El pobre criado de la parábola no podía salir de su asombro. Los convidados no solo rechazaban la invitación, cosa ya de suyo increíble e inexplicable, sino que además ponían unas excusas a cuál más ridícula. Para decir eso casi mejor no haber dicho nada. Probablemente el problema que tienen los convidados al banquete para aceptar con alegría y agradecimiento la invitación reside en no ser capaces de entender la gratuidad de la invitación. Por aquello de que “piensa el ladrón que todos son de su condición” seguramente se preguntarían qué es lo que esperaba el otro a cambio, ¿tendrían que corresponder devolviendo la invitación en el futuro? ¿tendrían que comprar algún regalo? ¿estarían intentando conseguir algún favor y de ahí nacía la necesidad de invitarles al banquete? Explicaciones todas que ponen de manifiesto la mezquindad de su corazón, incapaz de recibir sin más un regalo gratuito como expresión de un amor sincero. No tenían ningún interés por disfrutar de una fiesta en la que ellos no tuvieran la exclusiva del protagonismo, ni por conocer o compartir con otros, ni mucho menos por celebrar la alegría de los demás. Solo les interesaban sus propios intereses. Estaban demasiado ocupados en asuntos de máxima urgencia. Como aquel que estaba entretenido pensando en como asegurarse un futuro feliz y una próspera jubilación derribando sus graneros y levantando unos mayores para almacenar su cosecha, sin saber que esa misma noche le reclamarían la vida.

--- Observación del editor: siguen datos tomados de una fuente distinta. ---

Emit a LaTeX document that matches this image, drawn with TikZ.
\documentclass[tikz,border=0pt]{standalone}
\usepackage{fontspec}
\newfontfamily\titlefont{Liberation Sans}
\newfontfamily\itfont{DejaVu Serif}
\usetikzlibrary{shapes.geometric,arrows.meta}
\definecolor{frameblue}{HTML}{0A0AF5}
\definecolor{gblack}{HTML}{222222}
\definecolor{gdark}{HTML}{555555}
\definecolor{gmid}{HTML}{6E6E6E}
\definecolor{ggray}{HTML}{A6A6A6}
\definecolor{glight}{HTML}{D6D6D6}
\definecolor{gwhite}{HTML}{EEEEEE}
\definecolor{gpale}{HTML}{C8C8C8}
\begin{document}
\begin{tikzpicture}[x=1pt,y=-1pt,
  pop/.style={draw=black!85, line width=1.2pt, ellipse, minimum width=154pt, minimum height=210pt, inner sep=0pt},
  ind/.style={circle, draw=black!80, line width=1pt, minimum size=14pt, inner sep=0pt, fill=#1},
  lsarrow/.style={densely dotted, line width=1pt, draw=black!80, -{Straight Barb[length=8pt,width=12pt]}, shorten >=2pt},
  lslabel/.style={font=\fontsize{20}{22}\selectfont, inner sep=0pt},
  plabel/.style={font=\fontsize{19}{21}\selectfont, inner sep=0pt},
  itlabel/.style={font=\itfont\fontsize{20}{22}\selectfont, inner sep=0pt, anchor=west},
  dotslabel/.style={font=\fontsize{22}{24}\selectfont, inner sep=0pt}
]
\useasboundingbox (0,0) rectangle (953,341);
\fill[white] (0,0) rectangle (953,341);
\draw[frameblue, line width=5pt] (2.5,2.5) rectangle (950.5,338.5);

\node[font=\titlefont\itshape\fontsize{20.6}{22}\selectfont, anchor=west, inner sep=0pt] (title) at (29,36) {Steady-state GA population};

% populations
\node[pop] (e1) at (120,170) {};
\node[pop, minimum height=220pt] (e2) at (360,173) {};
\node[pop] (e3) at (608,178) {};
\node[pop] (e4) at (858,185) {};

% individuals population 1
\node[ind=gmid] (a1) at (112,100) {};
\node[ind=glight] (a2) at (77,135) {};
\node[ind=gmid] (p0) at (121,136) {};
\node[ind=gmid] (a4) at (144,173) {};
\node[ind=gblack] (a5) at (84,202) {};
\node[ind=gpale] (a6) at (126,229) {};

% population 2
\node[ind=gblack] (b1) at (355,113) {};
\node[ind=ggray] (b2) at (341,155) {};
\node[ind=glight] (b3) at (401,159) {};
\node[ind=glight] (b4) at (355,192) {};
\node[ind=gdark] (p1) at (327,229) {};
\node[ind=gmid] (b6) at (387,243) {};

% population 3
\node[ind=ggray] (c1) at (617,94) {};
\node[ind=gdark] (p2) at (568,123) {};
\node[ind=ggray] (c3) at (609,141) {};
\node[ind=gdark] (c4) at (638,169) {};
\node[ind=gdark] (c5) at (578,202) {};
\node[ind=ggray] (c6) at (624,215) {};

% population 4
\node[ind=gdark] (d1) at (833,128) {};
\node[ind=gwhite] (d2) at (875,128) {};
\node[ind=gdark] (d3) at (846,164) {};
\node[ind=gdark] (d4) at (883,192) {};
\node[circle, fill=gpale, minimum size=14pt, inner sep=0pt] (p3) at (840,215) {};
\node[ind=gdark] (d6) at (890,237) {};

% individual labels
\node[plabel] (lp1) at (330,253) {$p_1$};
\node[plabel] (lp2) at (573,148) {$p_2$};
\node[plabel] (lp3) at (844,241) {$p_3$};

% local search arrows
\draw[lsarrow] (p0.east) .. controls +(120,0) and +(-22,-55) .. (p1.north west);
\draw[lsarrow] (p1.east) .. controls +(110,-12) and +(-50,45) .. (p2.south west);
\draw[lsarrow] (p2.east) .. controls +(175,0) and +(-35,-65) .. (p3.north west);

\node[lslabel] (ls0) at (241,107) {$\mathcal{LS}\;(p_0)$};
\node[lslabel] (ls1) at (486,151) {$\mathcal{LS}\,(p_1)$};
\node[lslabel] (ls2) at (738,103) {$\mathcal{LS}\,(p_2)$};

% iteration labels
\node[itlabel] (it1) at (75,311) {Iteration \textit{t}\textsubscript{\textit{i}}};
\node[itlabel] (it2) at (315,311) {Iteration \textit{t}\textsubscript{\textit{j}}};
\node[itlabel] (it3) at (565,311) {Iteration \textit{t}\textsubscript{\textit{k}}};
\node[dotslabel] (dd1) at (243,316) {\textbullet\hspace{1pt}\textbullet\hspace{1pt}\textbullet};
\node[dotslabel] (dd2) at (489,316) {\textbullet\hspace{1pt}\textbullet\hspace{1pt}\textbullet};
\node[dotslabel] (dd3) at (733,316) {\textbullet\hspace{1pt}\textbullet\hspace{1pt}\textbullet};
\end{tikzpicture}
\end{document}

El primer convidado alega tener que ir a ver un campo que acaba de comprar, ¡como si se fuera a ir el campo por ir a verlo unos días más tarde! No sé si se trataba de darse importancia ante los otros aprovechando la ocasión para notificar esa noticia o lo que es peor, es que necesitaba regodearse en la contemplación de sus nuevos dominios. Es la imagen del que se apacigua a sí mismo con el control permanente de la cuenta de resultados de su empresa o al comprobar el saldo de sus cuentas bancarias o las ganancias de sus inversiones; necesita sentirse un poco más poderoso, se llena de vanidad, de orgullo, hambrea el poder, y prefiere eso antes que ir a sentarse al banquete como uno más.

El segundo convidado tiene que probar las cinco yuntas de bueyes, él mismo en persona y además sin tiempo que perder. De nuevo la excusa barata del que no ve nada rentable en acudir a la fiesta de otro. Quizá si supiera que iban a acudir otras personas importantes con las que podría llegar a algún acuerdo comercial, firmar alguna compra – venta interesante, entonces no habría habido excusas. Pero sin nada que ganar… “nadie regala nada” – se diría.

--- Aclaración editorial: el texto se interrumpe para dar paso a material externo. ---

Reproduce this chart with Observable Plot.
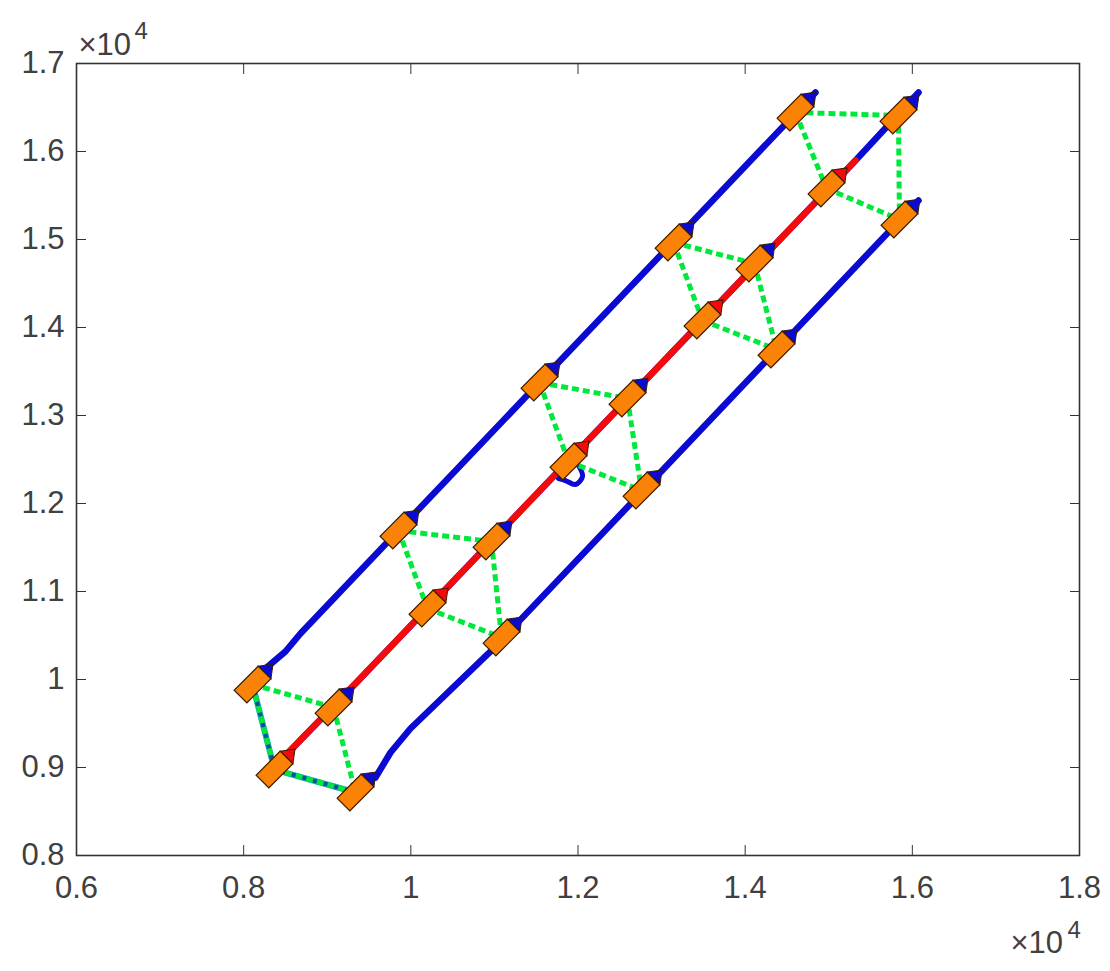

El tercer convidado es aún más patético, porque no sabemos si culpa a su recién casada mujer, lo cual es ya un argumento muy viejo, de nuestro primer Adán, o si es que en el colmo de su sentimiento de propiedad exacerbado simplemente no quería que nadie viera a su esposa, nadie que no fuera él, cosa que es todavía peor, probablemente. Es el infantil sentimiento de complacencia y de exclusividad, de querer el cariño para él solo: el egoísmo. En esta incapacidad para compartir una fiesta se esconde algo más dramático aún: ¡no tiene experiencia de la fiesta, no sabe lo que es porque nunca ha disfrutado ninguna!

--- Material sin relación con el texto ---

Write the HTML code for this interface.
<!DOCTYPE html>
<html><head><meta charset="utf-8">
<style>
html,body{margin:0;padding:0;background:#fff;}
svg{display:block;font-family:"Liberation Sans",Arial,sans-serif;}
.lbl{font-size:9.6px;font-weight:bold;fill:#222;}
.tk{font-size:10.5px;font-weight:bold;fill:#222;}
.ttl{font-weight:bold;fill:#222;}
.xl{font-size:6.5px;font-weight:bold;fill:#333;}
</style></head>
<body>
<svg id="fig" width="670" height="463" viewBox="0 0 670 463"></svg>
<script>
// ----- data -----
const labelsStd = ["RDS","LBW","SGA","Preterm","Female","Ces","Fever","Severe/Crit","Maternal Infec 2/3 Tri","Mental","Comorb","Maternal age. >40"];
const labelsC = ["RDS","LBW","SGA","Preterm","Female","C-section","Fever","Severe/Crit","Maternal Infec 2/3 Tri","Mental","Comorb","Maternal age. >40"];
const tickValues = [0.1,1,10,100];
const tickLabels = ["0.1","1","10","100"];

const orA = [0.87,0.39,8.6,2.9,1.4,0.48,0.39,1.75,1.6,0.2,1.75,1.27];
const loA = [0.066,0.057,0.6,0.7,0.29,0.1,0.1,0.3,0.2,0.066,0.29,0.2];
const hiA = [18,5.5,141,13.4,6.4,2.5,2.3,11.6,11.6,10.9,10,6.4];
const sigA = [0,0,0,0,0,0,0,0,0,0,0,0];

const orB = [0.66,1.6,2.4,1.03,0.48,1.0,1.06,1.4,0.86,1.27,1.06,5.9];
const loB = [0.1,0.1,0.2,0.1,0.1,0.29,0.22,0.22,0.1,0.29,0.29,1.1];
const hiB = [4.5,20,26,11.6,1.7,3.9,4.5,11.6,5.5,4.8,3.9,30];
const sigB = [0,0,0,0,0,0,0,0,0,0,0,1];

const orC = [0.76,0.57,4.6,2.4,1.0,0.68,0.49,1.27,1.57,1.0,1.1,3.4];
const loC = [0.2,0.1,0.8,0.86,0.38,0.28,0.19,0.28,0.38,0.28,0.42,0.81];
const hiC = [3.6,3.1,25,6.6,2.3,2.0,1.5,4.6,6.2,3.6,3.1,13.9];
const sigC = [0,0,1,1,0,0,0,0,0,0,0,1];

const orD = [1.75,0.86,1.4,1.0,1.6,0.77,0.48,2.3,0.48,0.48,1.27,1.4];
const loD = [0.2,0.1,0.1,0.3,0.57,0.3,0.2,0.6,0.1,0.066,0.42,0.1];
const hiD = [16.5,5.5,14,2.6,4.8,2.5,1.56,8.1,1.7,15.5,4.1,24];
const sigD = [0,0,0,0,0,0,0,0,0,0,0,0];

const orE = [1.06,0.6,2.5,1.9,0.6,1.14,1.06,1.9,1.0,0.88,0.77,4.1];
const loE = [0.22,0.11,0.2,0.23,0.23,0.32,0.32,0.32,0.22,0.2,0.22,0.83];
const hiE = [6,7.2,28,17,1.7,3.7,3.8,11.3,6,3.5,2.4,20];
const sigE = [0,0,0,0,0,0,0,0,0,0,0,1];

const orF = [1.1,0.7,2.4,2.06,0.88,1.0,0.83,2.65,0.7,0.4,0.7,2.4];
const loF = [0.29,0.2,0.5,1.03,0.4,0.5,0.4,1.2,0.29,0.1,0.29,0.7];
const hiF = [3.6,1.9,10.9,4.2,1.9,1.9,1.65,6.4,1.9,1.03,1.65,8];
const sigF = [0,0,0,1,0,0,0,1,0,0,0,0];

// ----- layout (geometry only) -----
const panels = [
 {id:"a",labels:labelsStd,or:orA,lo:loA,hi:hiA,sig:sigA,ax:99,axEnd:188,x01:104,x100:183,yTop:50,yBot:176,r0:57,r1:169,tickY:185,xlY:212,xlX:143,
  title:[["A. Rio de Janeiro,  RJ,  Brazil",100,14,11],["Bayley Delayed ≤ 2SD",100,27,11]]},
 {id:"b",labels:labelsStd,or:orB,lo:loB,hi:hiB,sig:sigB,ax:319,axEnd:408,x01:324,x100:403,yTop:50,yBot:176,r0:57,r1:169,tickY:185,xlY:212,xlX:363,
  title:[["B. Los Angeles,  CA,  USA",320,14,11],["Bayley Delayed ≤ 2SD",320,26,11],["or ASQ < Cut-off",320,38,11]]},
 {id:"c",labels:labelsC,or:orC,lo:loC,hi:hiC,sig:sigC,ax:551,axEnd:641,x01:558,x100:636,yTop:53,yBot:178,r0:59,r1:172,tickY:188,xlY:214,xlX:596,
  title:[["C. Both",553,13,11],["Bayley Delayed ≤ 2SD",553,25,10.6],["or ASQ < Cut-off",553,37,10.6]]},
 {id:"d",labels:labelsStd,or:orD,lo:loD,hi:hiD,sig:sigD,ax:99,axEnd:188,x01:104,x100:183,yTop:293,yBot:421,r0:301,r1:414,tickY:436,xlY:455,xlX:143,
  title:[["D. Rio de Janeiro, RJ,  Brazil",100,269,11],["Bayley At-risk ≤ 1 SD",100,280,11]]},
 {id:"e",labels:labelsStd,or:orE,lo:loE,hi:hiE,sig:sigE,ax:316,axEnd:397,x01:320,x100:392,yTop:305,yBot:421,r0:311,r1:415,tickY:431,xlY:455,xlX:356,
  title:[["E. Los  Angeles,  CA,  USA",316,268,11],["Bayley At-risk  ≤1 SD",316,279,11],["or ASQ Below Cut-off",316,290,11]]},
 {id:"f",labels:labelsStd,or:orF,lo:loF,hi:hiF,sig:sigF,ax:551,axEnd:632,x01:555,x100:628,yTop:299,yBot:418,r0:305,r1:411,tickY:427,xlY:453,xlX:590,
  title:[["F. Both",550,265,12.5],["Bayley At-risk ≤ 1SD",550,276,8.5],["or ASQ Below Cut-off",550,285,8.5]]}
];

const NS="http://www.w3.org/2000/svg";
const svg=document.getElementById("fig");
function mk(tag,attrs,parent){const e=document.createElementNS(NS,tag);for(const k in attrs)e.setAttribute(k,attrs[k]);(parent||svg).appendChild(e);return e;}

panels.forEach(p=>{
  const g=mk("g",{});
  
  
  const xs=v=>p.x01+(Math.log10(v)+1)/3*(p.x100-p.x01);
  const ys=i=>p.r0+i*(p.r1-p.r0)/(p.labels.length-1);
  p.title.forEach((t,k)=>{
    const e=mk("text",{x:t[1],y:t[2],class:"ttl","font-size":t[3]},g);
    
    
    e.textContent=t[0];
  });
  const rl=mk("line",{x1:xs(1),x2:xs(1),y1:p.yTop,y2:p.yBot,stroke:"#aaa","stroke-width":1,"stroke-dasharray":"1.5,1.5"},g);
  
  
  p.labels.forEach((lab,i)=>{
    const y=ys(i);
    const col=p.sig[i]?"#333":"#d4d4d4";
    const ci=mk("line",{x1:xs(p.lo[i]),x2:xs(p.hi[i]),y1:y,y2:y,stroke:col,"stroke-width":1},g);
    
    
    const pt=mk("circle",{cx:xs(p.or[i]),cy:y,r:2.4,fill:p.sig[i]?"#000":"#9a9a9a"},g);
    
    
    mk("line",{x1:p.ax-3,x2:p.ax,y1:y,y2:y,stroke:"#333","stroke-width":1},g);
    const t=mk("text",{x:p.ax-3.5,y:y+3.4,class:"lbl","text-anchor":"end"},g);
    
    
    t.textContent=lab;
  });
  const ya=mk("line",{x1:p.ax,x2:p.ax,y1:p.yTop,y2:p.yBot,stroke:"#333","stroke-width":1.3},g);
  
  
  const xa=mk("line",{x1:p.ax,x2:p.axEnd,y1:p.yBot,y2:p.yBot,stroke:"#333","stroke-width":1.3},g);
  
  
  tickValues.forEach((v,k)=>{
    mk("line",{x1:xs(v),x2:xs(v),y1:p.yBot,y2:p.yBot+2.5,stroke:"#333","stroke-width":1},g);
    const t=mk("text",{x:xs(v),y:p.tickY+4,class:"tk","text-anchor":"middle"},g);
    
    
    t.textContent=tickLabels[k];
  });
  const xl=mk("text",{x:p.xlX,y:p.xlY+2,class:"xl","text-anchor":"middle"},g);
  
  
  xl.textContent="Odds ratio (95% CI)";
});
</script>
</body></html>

“Cuando se ofrece tanto, sospecha hasta el santo”, dice el refrán. Es decir, la invitación es tan maravillosa que la rechazamos porque nos da miedo pensar en una felicidad tan grande, preferimos lo menos a lo más porque lo vemos asequible a nuestras fuerzas. Y si Dios nos ofrece su perdón y una vida nueva somos capaces de rechazar la invitación porque estamos más seguros en nuestros pecados, en nuestras limitaciones, en nuestro propio querer e interés.

Se trata justamente de lo contrario, aquí la única condición para entrar en la fiesta es saberse uno gratuitamente invitado. ¿Cuánto cuesta la entrada a este banquete? ¿qué “etiqueta” tenemos que vestir? Pues precisamente es ser pequeño, ser pobre, ser pecador, estar enfermo, desvalido… Así te dejan entrar, esa es la entrada: estar necesitado de la misericordia de Dios ya sea en el cuerpo o en el alma, tener el corazón roto, necesitado de amor y sanación.

Para la segunda invitación no valían las excusas ni el no como respuesta: “tráetelos”. Pero no contento con el resultado de la operación y al constatar que todavía quedaba sitio. A la tercera, el hombre volvió a mandar a su criado insistir hasta que se llenara la casa… ciertamente: “¡Dichoso el que coma en el banquete del reino de Dios!”.